Tips for Your Volta:

  • Identify your main conflict/idea: How can the volta deepen or twist this?
  • Experiment with placement: While traditional voltes are usually in specific spots, a subtle shift (like in the middle of the third quatrain) can be very powerful if done skillfully.

The Writing Process: From Idea to Masterpiece

Writing a truly impactful sonnet is a process of getting inspired, writing drafts, and then meticulously revising.
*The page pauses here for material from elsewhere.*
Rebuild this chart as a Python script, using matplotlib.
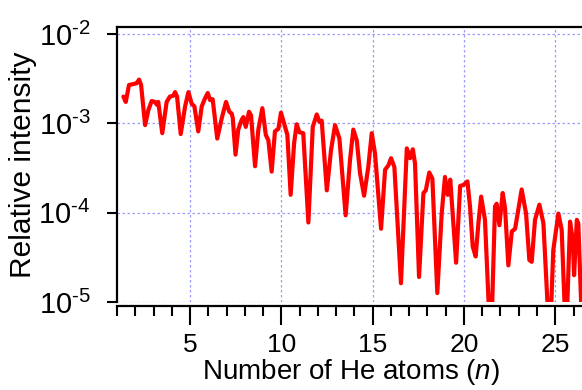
import matplotlib
matplotlib.use("Agg")
import matplotlib.pyplot as plt
from matplotlib.ticker import MultipleLocator, FixedLocator, NullLocator
import numpy as np

plt.rcParams["font.family"] = ["Liberation Sans", "DejaVu Sans"]
plt.rcParams["mathtext.fontset"] = "custom"
plt.rcParams["mathtext.rm"] = "Liberation Sans"
plt.rcParams["mathtext.it"] = "Liberation Sans:italic"
plt.rcParams["mathtext.bf"] = "Liberation Sans:bold"

# Cluster size n (He atoms) and log10 of the relative ion intensity
n_atoms = [
    1.35, 1.48, 1.66, 1.90, 2.08, 2.21, 2.32, 2.54, 2.72, 2.90,
    3.08, 3.18, 3.26, 3.48, 3.72, 3.90, 4.09, 4.18, 4.29, 4.49,
    4.73, 4.91, 5.09, 5.24, 5.45, 5.64, 5.82, 5.97, 6.10, 6.24,
    6.49, 6.74, 6.97, 7.15, 7.28, 7.34, 7.49, 7.64, 7.83, 7.92,
    8.05, 8.23, 8.34, 8.56, 8.74, 8.96, 9.15, 9.29, 9.47, 9.65,
    9.84, 9.98, 10.20, 10.33, 10.51, 10.70, 10.84, 10.99, 11.20, 11.48,
    11.72, 11.94, 12.08, 12.21, 12.49, 12.72, 12.94, 13.18, 13.52, 13.76,
    13.94, 14.13, 14.31, 14.53, 14.76, 14.95, 15.13, 15.46, 15.68, 15.86,
    16.01, 16.19, 16.55, 16.87, 17.05, 17.20, 17.32, 17.54, 17.78, 17.91,
    18.10, 18.27, 18.54, 18.78, 18.96, 19.11, 19.25, 19.57, 19.79, 19.97,
    20.19, 20.33, 20.48, 20.64, 20.79, 20.94, 21.15, 21.39, 21.52, 21.70,
    21.79, 21.94, 22.12, 22.25, 22.43, 22.62, 22.80, 23.16, 23.40, 23.58,
    23.71, 23.89, 24.13, 24.35, 24.62, 24.75, 24.89, 25.17, 25.35, 25.54,
    25.63, 25.81, 25.96, 26.03, 26.18, 26.26, 26.45,
]
log_intensity = [
    -2.70, -2.76, -2.57, -2.56, -2.55, -2.51, -2.57, -3.02, -2.85, -2.75,
    -2.76, -2.79, -2.76, -3.11, -2.76, -2.70, -2.69, -2.65, -2.70, -3.12,
    -2.81, -2.65, -2.78, -2.81, -3.09, -2.81, -2.72, -2.66, -2.74, -2.73,
    -3.17, -2.94, -2.76, -2.87, -2.89, -2.94, -3.35, -3.07, -2.96, -2.93,
    -3.04, -2.87, -2.91, -3.48, -3.07, -2.83, -3.13, -3.19, -3.54, -3.09,
    -3.06, -2.88, -3.04, -3.13, -3.80, -3.22, -3.01, -3.10, -3.11, -4.11,
    -3.04, -2.90, -2.98, -2.97, -3.75, -3.30, -3.02, -3.17, -4.03, -3.41,
    -3.07, -3.19, -3.56, -3.81, -3.49, -3.11, -3.34, -4.18, -3.52, -3.47,
    -3.39, -3.49, -4.79, -3.28, -3.39, -3.29, -3.45, -4.72, -3.78, -3.75,
    -3.55, -3.62, -4.90, -4.01, -3.60, -3.80, -3.63, -4.56, -3.70, -3.69,
    -3.65, -3.93, -4.38, -4.49, -4.12, -3.82, -4.08, -5.20, -5.20, -3.93,
    -3.90, -4.14, -3.78, -3.95, -4.59, -4.21, -4.18, -3.74, -4.01, -4.53,
    -4.55, -4.08, -3.91, -4.12, -5.20, -5.20, -4.42, -4.01, -4.19, -5.20,
    -5.20, -4.10, -4.31, -4.70, -4.08, -4.12, -5.20,
]

x_major = [5, 10, 15, 20, 25]
y_major = [1e-5, 1e-4, 1e-3, 1e-2]
y_exponents = ["-5", "-4", "-3", "-2"]

intensity = 10.0 ** np.asarray(log_intensity)

fig = plt.figure(figsize=(5.82, 3.90), dpi=100)
ax = fig.add_axes([0.2010, 0.2256, 0.8033, 0.7051])

ax.plot(n_atoms, intensity, color="#ff0000", linewidth=3.0,
        solid_joinstyle="round", solid_capstyle="round")

ax.set_yscale("log")
ax.set_xlim(1.0, 26.6)
ax.set_ylim(1e-5, 10 ** (-2 + 7 / 89.33))

ax.xaxis.set_major_locator(FixedLocator(x_major))
ax.xaxis.set_minor_locator(MultipleLocator(1))
ax.yaxis.set_major_locator(FixedLocator(y_major))
ax.yaxis.set_minor_locator(NullLocator())
# decade labels with a short hyphen in the exponent
ax.set_yticklabels([r"$10^{\mathrm{%s}}$" % e.replace("-", "\u2010")
                    for e in y_exponents])

ax.grid(True, which="major", color="#9c9cff", linestyle=(0, (2.0, 2.0)),
        linewidth=0.9)
ax.set_axisbelow(True)

for side in ("left", "bottom", "top"):
    ax.spines[side].set_linewidth(1.6)
    ax.spines[side].set_color("black")
ax.spines["right"].set_visible(False)
ax.spines["bottom"].set_position(("outward", 3))

ax.tick_params(axis="x", which="major", direction="out", length=14,
               width=1.5, labelsize=19, pad=5, color="black")
ax.tick_params(axis="x", which="minor", direction="out", length=7,
               width=1.5, color="black")
ax.tick_params(axis="y", which="major", direction="out", length=7,
               width=1.5, labelsize=21, pad=12, color="black")

ax.set_xlabel(r"Number of He atoms ($n$)", fontsize=20, labelpad=0.5)
ax.set_ylabel("Relative intensity", fontsize=21.5, labelpad=1)

fig.savefig("out.png", dpi=100)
  1. Getting Ideas & Letting Them Settle:
    • Keep a notebook: Jot down phrases, observations, strong emotions, striking images, news headlines that make you think. These are your raw materials.
    • One strong idea: Start with a single, compelling idea, image, or emotion that the sonnet will revolve around. Sonnets are too short for sprawling concepts.
  2. Drafting – Just Write, Don’t Judge:
    • Focus on flow and meaning first: Don’t obsess over perfect rhythm or rhyme in the first draft. Just get your idea down.
    • Count your lines: Make sure you hit 14.
    • Roughly aim for the rhythm: Try to approximate iambic pentameter, but prioritize natural language.
  3. Revision – Sculpting Time: This is where the magic really happens.
    • Check your rhythm: Read aloud. Scan for the beat. Adjust words, word order, or add/remove syllables to improve the iambic flow without making it sound unnatural.
    • Refine your rhymes: Are they fresh? Do they feel forced? Can you use slant rhymes for a more sophisticated effect?
    • Word choice: Get rid of clichés. Replace weak verbs and vague nouns with strong, precise ones. Make sure your language sounds current and authentic.
    • Imagery: Are you showing the reader, or just telling them? Is the imagery fresh and vivid?
    • The volta’s impact: Does the turn deliver the punch, twist, or shift you intended? Is it clear?
    • Clarity and conciseness: Every word must serve a purpose. Cut anything extra. Sonnets thrive on having a lot of meaning packed into a small space.
    • Read it aloud (again and again): You have to do this. It catches awkward phrasing, forced rhymes, and rhythmic bumps.
    • Get feedback: Share your sonnet with people you trust. Ask them: What really connects with you? What feels forced? Where did you get confused?

The Sonnet’s New Promise

The sonnet isn’t some dusty old relic; it’s a living, adaptable form just waiting to capture the complexities of our current world. By understanding its basic structure, embracing current themes and language, and being really, really thorough with your revisions, you can write sonnets that don’t just exist, but truly resonate. Write bravely, be innovative within the framework, and let your unique voice bring this powerful form into the 21st century. The sonnet’s lasting appeal isn’t because it’s old, but because it has an endless capacity for new expression.